This section covers the north half of MacKerricher State Park and includes about 5 miles of Highway 1. To enter the state park, turn west at MM 64.90 of State Highway 1 (about 4 miles north of downtown Fort Bragg) onto a two-lane paved road. The ranger kiosk is here, plus a visitor center that is open daily from 9 A.M to 3 P.M. There are three campgrounds at this location, which are often full during the busy summer months.
Continue past the ranger kiosk for about 400 feet and turn left (west) onto Mill Creek Road. Drive about 0.5 mile to the paved parking area for the 30-acre Lake Cleone. Restrooms are located here. The lake is good for wintering ducks; Osprey and Wood Duck have bred here. The 1.1-mile trail surrounding the lake may offer sightings of Downy and Hairy Woodpeckers, the Northern Flicker, Black Phoebe, Hutton’s Vireo, Steller’s Jay, Western Scrub-Jay, Chestnut-backed Chickadee, Pygmy Nuthatch, Brown Creeper, Marsh and Winter Wrens, Golden-crowned Kinglet, Wrentit, Spotted Towhee, and Purple Finch. In addition, Red Crossbill and Northern Pygmy-Owl have been seen along this trail, which is good for migrants (such as Hermit Warbler). The trail starts at the north end of the parking area.
The Laguna Point parking area is located 0.3 miles west of the Lake Cleone parking area, where a 0.3-mile boardwalk includes several viewing platforms of the rocky shoreline. Reliable sightings in Fall and Winter are Rock Sandpipers, Surfbirds, Black Oystercatcher, plus Black and Ruddy Turnstones. Scoping the near ocean for alcids can be done along this walk. Rizzo’s dolphins are occasionally seen here, and harbor seals frequently bask on the offshore rocks. Exit by using Mill Creek Road back to Highway 1 and then turn left (north).

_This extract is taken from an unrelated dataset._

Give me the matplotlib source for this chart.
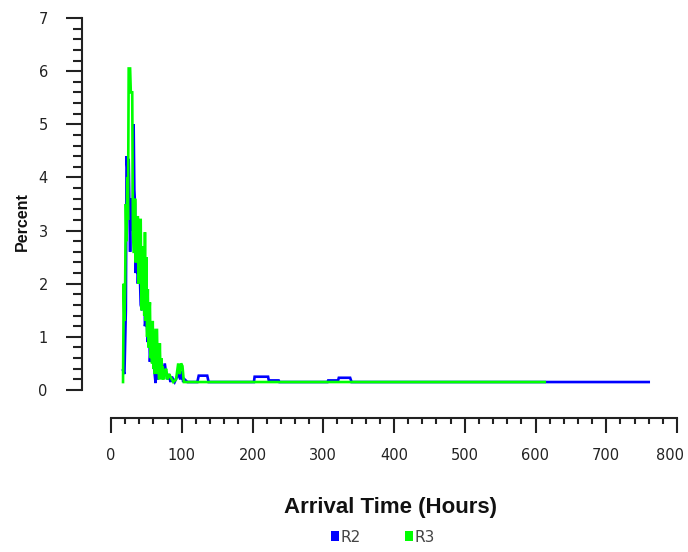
import matplotlib
matplotlib.use("Agg")
import matplotlib.pyplot as plt
from matplotlib.patches import Patch
from matplotlib.ticker import MultipleLocator
from matplotlib.transforms import ScaledTranslation

# ---- data ----
r2_hours = [17, 19, 21, 22, 24, 25, 27, 28, 29,
            31, 32, 33, 34, 35, 36, 38, 40, 42, 44,
            45, 46, 47, 48, 50, 52, 54, 55, 57, 58,
            60, 61, 63, 64, 66, 68, 70, 73, 74, 76,
            78, 80, 82, 84, 86, 90, 95, 98, 100, 102,
            104, 108, 122, 124, 136, 138, 202, 203, 222, 223,
            237, 238, 306, 307, 321, 322, 338, 340, 760]
r2_pct = [0.37, 0.30, 1.50, 4.40, 4.00, 4.35, 2.60, 3.60, 3.00,
          3.60, 5.00, 3.76, 3.50, 2.20, 2.70, 2.00, 2.50, 1.60, 1.50,
          2.30, 1.80, 2.30, 1.20, 1.40, 0.90, 1.20, 0.53, 0.98, 0.75,
          0.98, 0.40, 0.13, 0.37, 0.20, 0.47, 0.25, 0.45, 0.30, 0.50,
          0.30, 0.20, 0.30, 0.15, 0.25, 0.15, 0.30, 0.20, 0.35, 0.15,
          0.20, 0.15, 0.15, 0.27, 0.27, 0.15, 0.15, 0.25, 0.25, 0.18,
          0.18, 0.15, 0.15, 0.18, 0.18, 0.23, 0.23, 0.15, 0.15]

r3_hours = [17, 18, 19, 20, 21, 22, 23, 24, 25, 27,
            28, 30, 31, 32, 33, 34, 35, 36, 38, 39,
            40, 42, 43, 44, 45, 46, 47, 48, 49, 50,
            51, 52, 53, 54, 55, 56, 57, 58, 59, 60,
            61, 62, 63, 65, 66, 67, 68, 69, 70, 71,
            72, 73, 75, 76, 78, 80, 82, 84, 86, 88,
            92, 95, 97, 99, 101, 103, 613]
r3_pct = [0.15, 2.00, 1.30, 2.00, 3.50, 2.80, 4.00, 3.20, 6.05, 6.05,
          5.60, 5.60, 3.00, 2.60, 2.60, 3.60, 2.40, 3.25, 3.25, 2.00,
          3.20, 3.20, 1.50, 2.70, 1.60, 2.40, 1.40, 2.97, 1.30, 2.50,
          1.00, 1.90, 0.80, 1.40, 1.65, 0.60, 1.20, 0.50, 1.30, 0.40,
          0.90, 0.30, 1.13, 1.13, 0.30, 0.75, 0.20, 0.88, 0.30, 0.60,
          0.20, 0.45, 0.20, 0.35, 0.40, 0.20, 0.30, 0.25, 0.20, 0.15,
          0.20, 0.50, 0.30, 0.50, 0.45, 0.15, 0.15]

series_names = ["R2", "R3"]
series_colors = ["#0000ff", "#00ff00"]

x_ticks = [0, 100, 200, 300, 400, 500, 600, 700, 800]
y_ticks = [0, 1, 2, 3, 4, 5, 6, 7]

# ---- figure ----
W, H = 688, 552
fig = plt.figure(figsize=(W / 100, H / 100), dpi=100)
ax = fig.add_axes([111 / W, (H - 390) / H, (677 - 111) / W, (390 - 18) / H])

ax.plot(r2_hours, r2_pct, color=series_colors[0], lw=1.9, solid_joinstyle="miter", zorder=2)
ax.plot(r3_hours, r3_pct, color=series_colors[1], lw=1.9, solid_joinstyle="miter", zorder=3)

ax.set_xlim(0, 800)
ax.set_ylim(0, 7)

for s in ("top", "right"):
    ax.spines[s].set_visible(False)
ax.spines["left"].set_position(("outward", 21))
ax.spines["bottom"].set_position(("outward", 20.5))
ax.spines["left"].set_bounds(0, 7)
ax.spines["bottom"].set_bounds(0, 800)
for s in ("left", "bottom"):
    ax.spines[s].set_linewidth(1.5)
    ax.spines[s].set_color("#222222")

ax.set_xticks(x_ticks)
ax.set_yticks(y_ticks)
ax.xaxis.set_minor_locator(MultipleLocator(20))
ax.yaxis.set_minor_locator(MultipleLocator(0.2))
ax.tick_params(axis="x", which="major", direction="out", length=11, width=1.5,
               color="#222222", pad=10, labelsize=10.5, labelcolor="#222222")
ax.tick_params(axis="x", which="minor", direction="out", length=4.5, width=1.5, color="#222222")
ax.tick_params(axis="y", which="major", direction="out", length=11.5, width=1.5,
               color="#222222", pad=13, labelsize=10.5, labelcolor="#222222")
ax.tick_params(axis="y", which="minor", direction="out", length=6.5, width=1.5, color="#222222")
for lab in ax.get_xticklabels() + ax.get_yticklabels():
    lab.set_family("DejaVu Sans")
xlabels = ax.get_xticklabels()
xlabels[-1].set_transform(xlabels[-1].get_transform()
                          + ScaledTranslation(-7 / 100, 0, fig.dpi_scale_trans))

fig.text(22 / W, 1 - 222 / H, "Percent", rotation=90, ha="center", va="center",
         fontsize=11.5, fontweight="bold", family="Liberation Sans", color="#111111")
fig.text(390 / W, 1 - 508 / H, "Arrival Time (Hours)", ha="center", va="center",
         fontsize=16, fontweight="bold", family="Liberation Sans", color="#111111")

handles = [Patch(facecolor=c, edgecolor="none") for c in series_colors]
leg = fig.legend(handles, series_names, loc="center", bbox_to_anchor=(383 / W, 1 - 537 / H),
                 ncol=2, frameon=False, fontsize=11, handlelength=0.5, handleheight=0.55,
                 handletextpad=0.12, columnspacing=2.9, borderpad=0)
for t in leg.get_texts():
    t.set_color("#444444")

fig.savefig("out.png", dpi=100)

At MM 65.16, turn left (west) onto Ward Avenue and drive 0.8 miles to an unpaved parking area. This is a good location to scope the ocean. In fall, winter, and spring, you may see scoters (including Black Scoters), Red-necked Grebes, and occasionally alcids. Access the beach through the tunnel under the Haul Road or by walking down the Ward Avenue horse ramp. The beach face from Ward Avenue 3.75 miles north to the mouth of Ten Mile River is part of the California Coastal Trail. This beach is part of the Inglenook Fen-Ten Mile Dunes Natural Preserve. Old maps still show the haul road (from logging days) through the dunes, but that road was removed in 2013 as part of the restoration of the preserve. The preserve is a biological community that contains terrestrial, wetland, and freshwater ecosystems. It is the last remaining coastal fen in the state. Since the beach and dunes north of Ward Avenue are a natural preserve, dogs are not allowed—even on leash. Ten Mile Beach has Snowy Plovers and other shorebirds. At its widest point, the dunes extend 0.75 mile from the beach to Highway 1 (no access). Return to Highway 1 on Ward Avenue, and turn left (north).
At Ward Avenue and Highway 1, drive north about 4.3 miles to the Ten Mile River Bridge. This bridge was replaced by the state of California in 2011. A paved parking lot is immediately south of the bridge on the west side of the highway. From here, you can view the overlook of Ten Mile River or walk across the bridge on the pedestrian access. Currently, hiking access to the beach from the parking lot is by an unimproved privately-owned trail. We will post updates when we learn more. Willows east of the bridge and south of the river can be good for migrants. Check the river for Common Merganser, Long-tailed Duck (in winter), shore birds and Osprey. Purple Martins have nested under the old bridge along with Cliff Swallows.